Why don't servers always run at max?
Solution 1:
Latency will be one reason. The lag between "disk give me this data I need before I can do anything else" and the time the data gets back will leave the CPU idle for that time.
Resources probably do run at 100%, but for very brief periods. An operating system booting will follow the general pattern of "process or decide something, fetch something from disk, do something in memory, do something with a device", repeating many times per second. So when you see a disk at 25% in a 2 second period that probably means it was running at 100% for 0.5 seconds then idle the rest of the time.
As EEAA pointed out multicore systems make this a bit more complex. A single threaded piece of software on a CPU that can execute four threads can only hit 25% running at full speed. Even multithreaded software can rarely hit 100%, because data has to flow (usually) from hard drive, to RAM, to cache, to CPU. Keeping that pipeline full is difficult, and tends to happen mostly with predictable workloads like video encoding. In this case the operating system can observe read patterns and retrieve data before it's required, putting it into appropriate caches, such as the disk cache in RAM.
Solution 2:
You're thinking about this in a very simplistic way, which is causing you to make some incorrect assumptions, which I'll try and clear up.

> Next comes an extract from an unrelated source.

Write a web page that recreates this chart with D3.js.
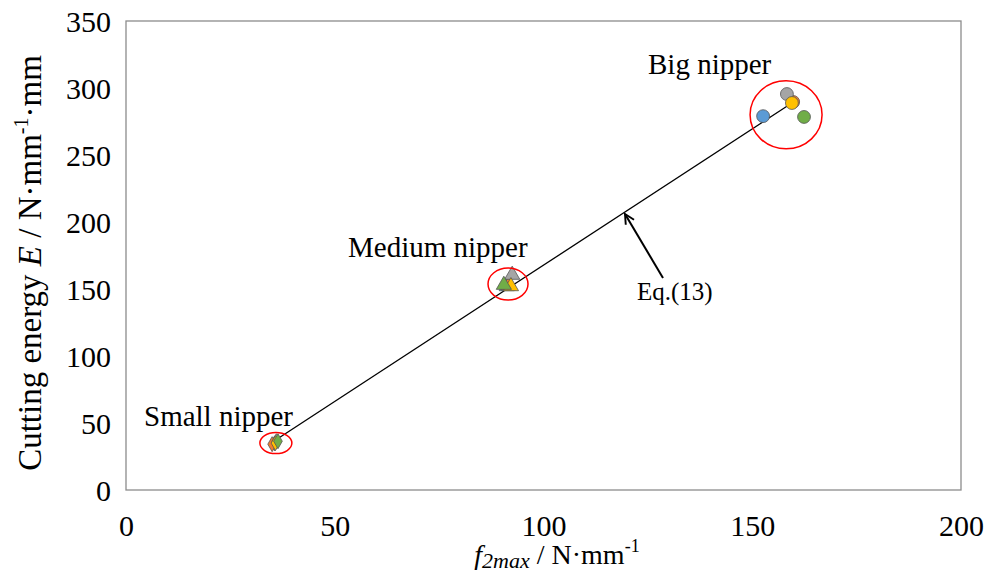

First, and potentially most simply, on a multicore system, in order to understand CPU usage you have to take into account whether or not the process load is multithreaded, and designed to take advantage of multiple cores. If this is not the case, depending on the mix of processes running, you may not ever see 100% usage. Ever.
Second, you need to consider IO device performance. How does your system know, for instance, how many IOps your devices are capable of? It doesn't. A more meaningful metric for you to watch is your iowait
value during boot (which may be difficult to obtain during the boot process) or the disk queues/latency during boot (which should be easier to obtain from your hypervisor). If you see queues or latency spike, it's likely that your IO devices are a contributing factor to your performance issues.